How does France fare on the Better Life Index? Not well. Ranking eighteenth place, it performs better than Italy, but nevertheless substantially below the United States. The Economist’s statistics reinforce this, pointing out that a Frenchman in the top 10 percent of their country’s socioeconomic pyramid is not particularly better off than someone in the bottom 10 percent of America’s.
Greece draws special attention for a particular reason. It demonstrates the danger which excessive debt and spending can pose to the overall economy. As other countries in Europe and North America clambered out of recession, the Greek economy continued to deteriorate. Between 2008 and 2013, the unemployment rate rose from 7 percent to 27 percent. Since then, it has declined to 15 percent, but the point is that Greek workers have suffered far too much thanks to fiscal recklessness: in 2008, Greek’s deficit was 10 percent of its GDP, so bondholders were not willing to lend any more money to the government for them to fund large stimulus packages.
Thus, the Greek economy was drained of capital and had a prolonged depression. Its fiscal infrastructure collapsed even further: debt was 100 percent of GDP in 2008; in 2011, it was 172 percent. Meanwhile, the United Kingdom, another country burdened by a high deficit, chose to cut spending, which, while unpopular, has enabled the economy to recover and avoid a debt-ridden catastrophe.
That aside, the Greek economy is undoubtedly overregulated and overtaxed, while welfare spending is indeed very high: social expenditure is 24 percent of GDP, similar to most Nordic countries; tax take is 38.7 percent of GDP, which, while the lowest rate among the countries examined here and lower than the other Nordic countries, is still significantly higher than the OECD average.

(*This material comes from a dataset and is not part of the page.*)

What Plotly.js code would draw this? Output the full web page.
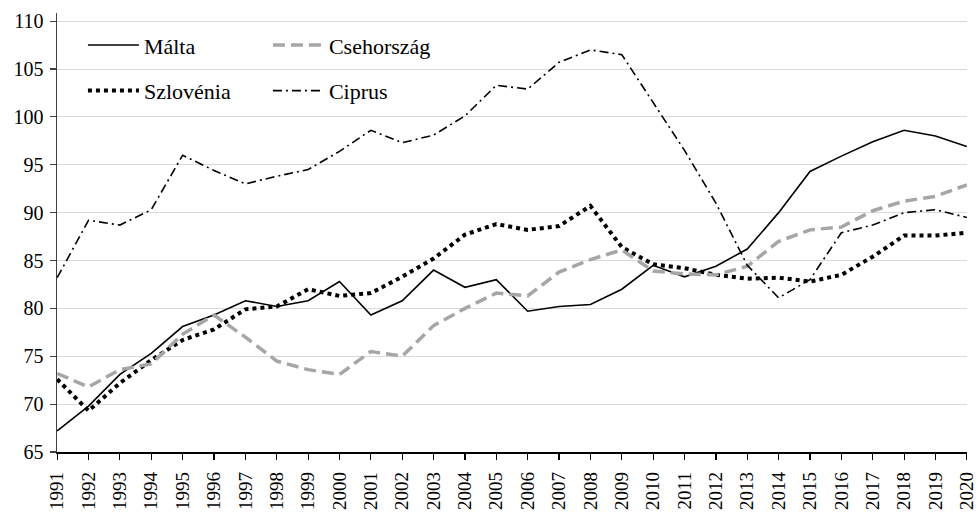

On the Ease of Doing Business Index, however, Greece ranks by far the lowest of these three countries, in seventy-ninth place; it seems there is more red tape in Greece than in Vietnam, a formerly Communist country. But at least they rank twenty-ninth on the Tax Competitiveness Index, higher than the two other countries examined.
Unfortunately, the Pew Research Center has not focused on Greece much—nor has The Economist. However, other institutions have. As always, on the Better Life Index, Greece ranks thirty-sixth, out of forty countries. Greece’s median household disposable income is a paltry $17,700 a year, far below America’s $45,000.
Essentially, progressive politicians and economists are guilty of cherry-picking countries: while wanting to emulate the Nordic countries, which they claim to be socialist—the same countries which are just as easy to conduct business in as the United States—they ignore these three countries, Italy, France and Greece, which are, by most metrics, more socialist than the Nordics. Because their living standards are incomparable with the United States’s and, in some cases, akin to the Third World, they are rarely used as examples of socialist triumph.